═════ Data ═════

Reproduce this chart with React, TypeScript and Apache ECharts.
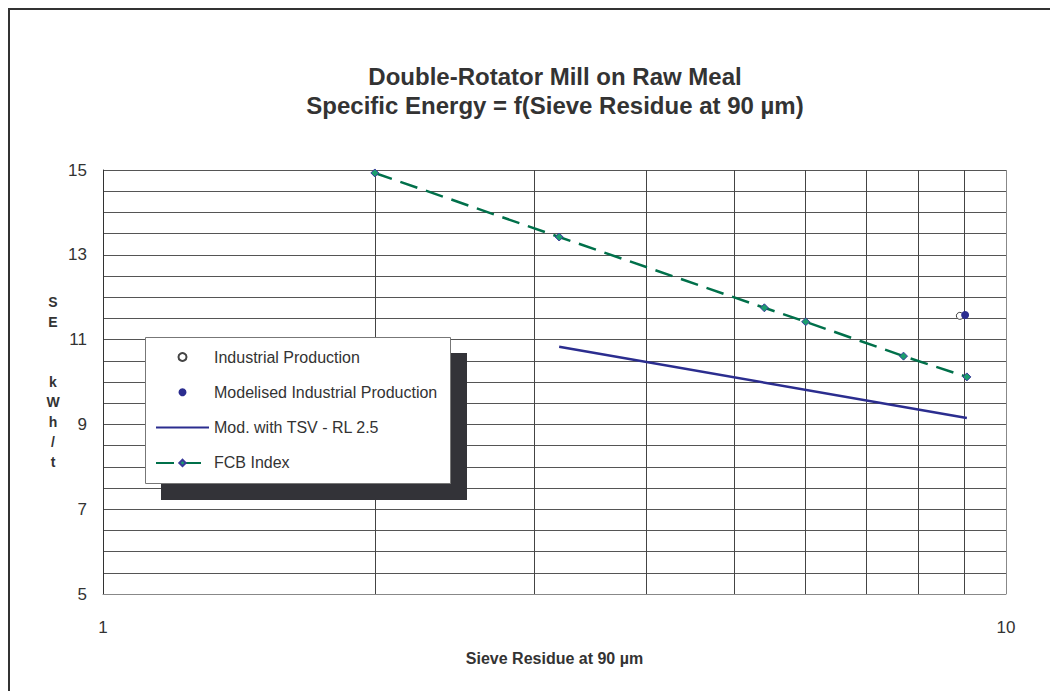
import React, { useEffect, useRef } from "react";
import * as echarts from "echarts";

const titleLines = ["Double-Rotator Mill on Raw Meal", "Specific Energy = f(Sieve Residue at 90 µm)"];
const xAxisName = "Sieve Residue at 90 µm";
const yAxisLetters = ["S", "E", "", "", "k", "W", "h", "/", "t"];
const seriesNames = ["Industrial Production", "Modelised Industrial Production", "Mod. with TSV - RL 2.5", "FCB Index"];

const industrialX = [8.89];
const industrialY = [11.56];
const modelisedX = [9.01];
const modelisedY = [11.58];
const tsvX = [3.2, 9.05];
const tsvY = [10.83, 9.15];
const fcbX = [2, 3.2, 5.4, 6, 7.7, 9.05];
const fcbY = [14.93, 13.42, 11.75, 11.42, 10.61, 10.12];
const minorXGrid = [2, 3, 4, 5, 6, 7, 8, 9];

const yMin = 5;
const yMax = 15;
const yStep = 0.5;

const NAVY = "#2b2d8f";
const GREEN = "#00704a";
const TEXT = "#333333";
const FONT = "'Liberation Sans', Arial, Helvetica, sans-serif";

const zip = (xs: number[], ys: number[]) => xs.map((x, i) => [x, ys[i]]);

export default function App() {
  const ref = useRef<HTMLDivElement>(null);
  useEffect(() => {
    if (!ref.current) return;
    const chart = echarts.init(ref.current, undefined, { renderer: "svg" });
    chart.setOption({
      animation: false,
      textStyle: { fontFamily: FONT },
      title: {
        text: titleLines.join("\n"),
        left: 547,
        top: 54,
        padding: 0,
        textAlign: "center",
        textStyle: { fontFamily: FONT, fontSize: 24, fontWeight: "bold", color: TEXT, lineHeight: 29 },
      },
      grid: { left: 95, top: 162, width: 903, height: 424, containLabel: false },
      xAxis: {
        type: "log",
        logBase: 10,
        min: 1,
        max: 10,
        name: xAxisName,
        nameLocation: "middle",
        nameGap: 56,
        nameTextStyle: { fontFamily: FONT, fontSize: 16, fontWeight: "bold", color: TEXT },
        axisLine: { show: true, lineStyle: { color: "#888", width: 1 } },
        axisTick: { show: false },
        axisLabel: { fontFamily: FONT, fontSize: 17, color: TEXT, margin: 25 },
        splitLine: { show: true, lineStyle: { color: "#888", width: 1 } },
      },
      yAxis: {
        type: "value",
        min: yMin,
        max: yMax,
        interval: yStep,
        axisLine: { show: true, lineStyle: { color: "#333", width: 1 } },
        axisTick: { show: false },
        axisLabel: {
          fontFamily: FONT,
          fontSize: 17,
          color: TEXT,
          margin: 16,
          formatter: (v: number) => (Math.abs((v - yMin) % 2) < 1e-6 ? String(v) : ""),
        },
        splitLine: { show: true, lineStyle: { color: "#555", width: 1 } },
      },
      legend: {
        orient: "vertical",
        left: 147,
        top: 341,
        padding: 0,
        itemWidth: 53,
        itemHeight: 8,
        itemGap: 19.3,
        z: 20,
        textStyle: { fontFamily: FONT, fontSize: 16, color: TEXT },
        data: [
          { name: seriesNames[0], icon: "circle" },
          { name: seriesNames[1], icon: "circle" },
          { name: seriesNames[2], itemStyle: { opacity: 0 } },
          { name: seriesNames[3] },
        ],
      },
      graphic: [
        { type: "rect", z: 0, silent: true, shape: { x: 1, y: 1, width: 1200, height: 900 }, style: { fill: "none", stroke: "#333", lineWidth: 2 } },
        { type: "rect", z: 10, silent: true, shape: { x: 153, y: 345, width: 306, height: 147 }, style: { fill: "#333338" } },
        { type: "rect", z: 11, silent: true, shape: { x: 137.5, y: 329.5, width: 305, height: 146 }, style: { fill: "#fff", stroke: "#777", lineWidth: 1 } },
        {
          type: "text",
          z: 12,
          silent: true,
          x: 45,
          y: 284,
          style: {
            text: yAxisLetters.join("\n"),
            fontFamily: FONT,
            fontSize: 14,
            fontWeight: "bold",
            fill: TEXT,
            lineHeight: 20,
            align: "center",
            verticalAlign: "top",
          },
        },
      ],
      series: [
        {
          name: seriesNames[0],
          type: "scatter",
          data: zip(industrialX, industrialY),
          symbol: "circle",
          symbolSize: 7,
          itemStyle: { color: "#fff", borderColor: "#444", borderWidth: 1, opacity: 1 },
          z: 3,
        },
        {
          name: seriesNames[1],
          type: "scatter",
          data: zip(modelisedX, modelisedY),
          symbol: "circle",
          symbolSize: 8,
          itemStyle: { color: NAVY, opacity: 1 },
          z: 4,
        },
        {
          name: seriesNames[2],
          type: "line",
          data: zip(tsvX, tsvY),
          symbol: "none",
          showSymbol: false,
          lineStyle: { color: NAVY, width: 2.5 },
          itemStyle: { color: NAVY },
          z: 3,
        },
        {
          name: seriesNames[3],
          type: "line",
          data: zip(fcbX, fcbY),
          symbol: "diamond",
          symbolSize: 8,
          lineStyle: { color: GREEN, width: 2.5, type: [18, 9] },
          itemStyle: { color: "#1b9e6e", borderColor: "#3a3a9a", borderWidth: 1 },
          z: 3,
          markLine: {
            silent: true,
            z: 1,
            symbol: ["none", "none"],
            label: { show: false },
            emphasis: { disabled: true },
            lineStyle: { color: "#444", width: 1, type: "solid" },
            data: minorXGrid.map((v) => ({ xAxis: v })),
          },
        },
      ],
    });
    return () => chart.dispose();
  }, []);
  return <div ref={ref} style={{ width: 1050, height: 683 }} />;
}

═════

Description of the task:
Leave out the pictures and repeat the lines from the start of the material through the line with "with TSV - RL", inclusive.

Written solution:
Reproduce this chart with React, TypeScript and Apache ECharts.
import React, { useEffect, useRef } from "react";
import * as echarts from "echarts";

const titleLines = ["Double-Rotator Mill on Raw Meal", "Specific Energy = f(Sieve Residue at 90 µm)"];
const xAxisName = "Sieve Residue at 90 µm";
const yAxisLetters = ["S", "E", "", "", "k", "W", "h", "/", "t"];
const seriesNames = ["Industrial Production", "Modelised Industrial Production", "Mod. with TSV - RL 2.5", "FCB Index"];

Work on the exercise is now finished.